■ WRITTEN TASK:
From the very first line of the data to the line containing "Direction (left of", retype everything exactly, leaving the pictures behind.

****************************************

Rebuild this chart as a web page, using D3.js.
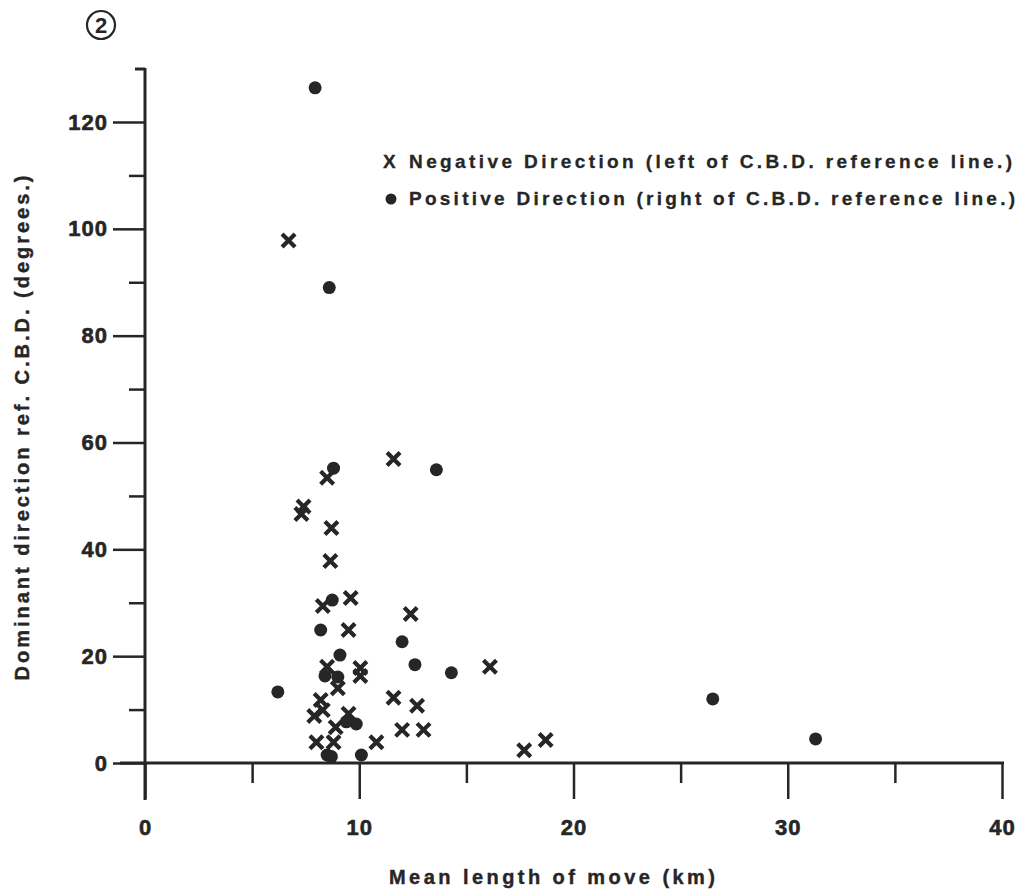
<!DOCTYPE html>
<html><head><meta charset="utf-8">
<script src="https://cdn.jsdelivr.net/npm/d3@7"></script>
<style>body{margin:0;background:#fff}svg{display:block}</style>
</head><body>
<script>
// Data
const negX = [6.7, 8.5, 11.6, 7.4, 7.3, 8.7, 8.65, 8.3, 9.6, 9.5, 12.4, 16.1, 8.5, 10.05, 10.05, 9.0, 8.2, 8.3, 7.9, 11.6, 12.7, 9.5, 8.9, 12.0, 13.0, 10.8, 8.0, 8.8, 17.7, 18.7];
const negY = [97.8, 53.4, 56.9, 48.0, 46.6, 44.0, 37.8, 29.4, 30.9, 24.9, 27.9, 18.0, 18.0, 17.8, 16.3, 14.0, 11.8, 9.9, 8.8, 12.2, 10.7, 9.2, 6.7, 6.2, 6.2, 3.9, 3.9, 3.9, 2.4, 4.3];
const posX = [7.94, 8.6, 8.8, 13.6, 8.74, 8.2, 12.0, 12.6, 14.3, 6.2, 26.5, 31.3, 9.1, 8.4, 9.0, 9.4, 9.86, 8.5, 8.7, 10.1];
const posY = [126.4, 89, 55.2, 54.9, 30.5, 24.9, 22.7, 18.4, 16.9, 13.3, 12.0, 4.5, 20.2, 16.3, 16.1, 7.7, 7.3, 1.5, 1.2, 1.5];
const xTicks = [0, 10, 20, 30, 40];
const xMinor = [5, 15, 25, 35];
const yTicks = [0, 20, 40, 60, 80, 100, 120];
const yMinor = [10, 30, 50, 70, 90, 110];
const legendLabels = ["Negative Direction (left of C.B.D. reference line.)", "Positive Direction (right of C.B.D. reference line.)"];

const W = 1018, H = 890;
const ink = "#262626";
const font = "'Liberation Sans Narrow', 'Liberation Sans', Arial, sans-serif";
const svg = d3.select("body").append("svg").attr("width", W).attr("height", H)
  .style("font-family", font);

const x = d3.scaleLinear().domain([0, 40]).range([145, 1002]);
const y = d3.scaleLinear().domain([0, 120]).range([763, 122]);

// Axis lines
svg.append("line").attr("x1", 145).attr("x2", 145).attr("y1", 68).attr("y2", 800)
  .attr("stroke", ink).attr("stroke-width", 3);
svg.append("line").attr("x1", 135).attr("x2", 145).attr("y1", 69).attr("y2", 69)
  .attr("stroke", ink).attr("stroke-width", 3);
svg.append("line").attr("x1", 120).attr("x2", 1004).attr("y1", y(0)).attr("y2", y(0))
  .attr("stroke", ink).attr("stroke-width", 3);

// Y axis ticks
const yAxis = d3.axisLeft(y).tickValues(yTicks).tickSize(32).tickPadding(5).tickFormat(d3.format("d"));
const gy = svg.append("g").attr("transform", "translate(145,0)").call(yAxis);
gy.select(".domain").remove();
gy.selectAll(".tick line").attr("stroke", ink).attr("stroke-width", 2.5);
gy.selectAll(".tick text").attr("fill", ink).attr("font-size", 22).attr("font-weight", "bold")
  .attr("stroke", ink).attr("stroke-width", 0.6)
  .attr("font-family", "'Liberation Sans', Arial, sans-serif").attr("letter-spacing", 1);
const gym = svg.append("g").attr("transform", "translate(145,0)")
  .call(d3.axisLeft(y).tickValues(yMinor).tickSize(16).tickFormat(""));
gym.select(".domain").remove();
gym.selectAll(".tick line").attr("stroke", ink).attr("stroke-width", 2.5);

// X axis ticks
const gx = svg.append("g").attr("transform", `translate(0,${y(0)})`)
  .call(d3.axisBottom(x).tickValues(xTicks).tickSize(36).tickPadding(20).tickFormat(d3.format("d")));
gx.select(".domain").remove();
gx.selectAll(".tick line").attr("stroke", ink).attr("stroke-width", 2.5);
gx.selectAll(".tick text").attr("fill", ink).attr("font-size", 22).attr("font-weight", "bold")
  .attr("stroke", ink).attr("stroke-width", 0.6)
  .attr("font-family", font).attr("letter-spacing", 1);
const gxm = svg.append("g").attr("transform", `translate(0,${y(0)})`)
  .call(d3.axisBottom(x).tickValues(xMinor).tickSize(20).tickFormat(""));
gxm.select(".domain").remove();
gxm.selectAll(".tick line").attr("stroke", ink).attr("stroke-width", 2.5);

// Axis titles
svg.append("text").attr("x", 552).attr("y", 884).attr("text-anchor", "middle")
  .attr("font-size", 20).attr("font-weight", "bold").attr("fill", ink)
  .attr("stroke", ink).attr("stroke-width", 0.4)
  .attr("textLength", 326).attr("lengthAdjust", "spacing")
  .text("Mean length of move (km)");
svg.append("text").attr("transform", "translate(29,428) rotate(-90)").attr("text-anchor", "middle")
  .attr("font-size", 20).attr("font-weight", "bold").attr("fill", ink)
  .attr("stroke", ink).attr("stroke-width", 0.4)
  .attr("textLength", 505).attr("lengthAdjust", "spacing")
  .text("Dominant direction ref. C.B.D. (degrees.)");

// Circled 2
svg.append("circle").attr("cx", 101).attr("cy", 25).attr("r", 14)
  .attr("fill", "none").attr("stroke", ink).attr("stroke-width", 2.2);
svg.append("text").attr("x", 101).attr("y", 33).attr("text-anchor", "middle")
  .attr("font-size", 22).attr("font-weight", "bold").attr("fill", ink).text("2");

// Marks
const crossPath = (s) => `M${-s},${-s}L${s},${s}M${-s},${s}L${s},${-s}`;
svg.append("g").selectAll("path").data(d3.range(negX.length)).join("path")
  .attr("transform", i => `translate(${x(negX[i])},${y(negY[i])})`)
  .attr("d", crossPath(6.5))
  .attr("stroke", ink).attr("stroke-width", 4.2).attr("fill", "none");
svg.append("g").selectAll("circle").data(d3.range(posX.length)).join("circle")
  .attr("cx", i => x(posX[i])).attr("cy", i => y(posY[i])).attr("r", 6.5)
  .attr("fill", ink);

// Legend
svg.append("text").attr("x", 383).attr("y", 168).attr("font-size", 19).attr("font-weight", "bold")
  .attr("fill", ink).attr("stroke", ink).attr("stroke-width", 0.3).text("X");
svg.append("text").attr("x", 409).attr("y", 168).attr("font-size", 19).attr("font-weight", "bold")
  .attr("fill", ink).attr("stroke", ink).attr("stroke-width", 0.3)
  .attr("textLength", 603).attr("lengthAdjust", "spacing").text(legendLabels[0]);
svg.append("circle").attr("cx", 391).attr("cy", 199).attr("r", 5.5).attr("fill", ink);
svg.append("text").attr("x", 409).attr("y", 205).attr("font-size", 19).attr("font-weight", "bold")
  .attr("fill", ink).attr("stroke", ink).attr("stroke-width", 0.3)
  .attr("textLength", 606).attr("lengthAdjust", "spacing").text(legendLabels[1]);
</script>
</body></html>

****************************************

■ TASK ANSWER:
Rebuild this chart as a web page, using D3.js.
<!DOCTYPE html>
<html><head><meta charset="utf-8">
<script src="https://cdn.jsdelivr.net/npm/d3@7"></script>
<style>body{margin:0;background:#fff}svg{display:block}</style>
</head><body>
<script>
// Data
const negX = [6.7, 8.5, 11.6, 7.4, 7.3, 8.7, 8.65, 8.3, 9.6, 9.5, 12.4, 16.1, 8.5, 10.05, 10.05, 9.0, 8.2, 8.3, 7.9, 11.6, 12.7, 9.5, 8.9, 12.0, 13.0, 10.8, 8.0, 8.8, 17.7, 18.7];
const negY = [97.8, 53.4, 56.9, 48.0, 46.6, 44.0, 37.8, 29.4, 30.9, 24.9, 27.9, 18.0, 18.0, 17.8, 16.3, 14.0, 11.8, 9.9, 8.8, 12.2, 10.7, 9.2, 6.7, 6.2, 6.2, 3.9, 3.9, 3.9, 2.4, 4.3];
const posX = [7.94, 8.6, 8.8, 13.6, 8.74, 8.2, 12.0, 12.6, 14.3, 6.2, 26.5, 31.3, 9.1, 8.4, 9.0, 9.4, 9.86, 8.5, 8.7, 10.1];
const posY = [126.4, 89, 55.2, 54.9, 30.5, 24.9, 22.7, 18.4, 16.9, 13.3, 12.0, 4.5, 20.2, 16.3, 16.1, 7.7, 7.3, 1.5, 1.2, 1.5];
const xTicks = [0, 10, 20, 30, 40];
const xMinor = [5, 15, 25, 35];
const yTicks = [0, 20, 40, 60, 80, 100, 120];
const yMinor = [10, 30, 50, 70, 90, 110];
const legendLabels = ["Negative Direction (left of C.B.D. reference line.)", "Positive Direction (right of C.B.D. reference line.)"];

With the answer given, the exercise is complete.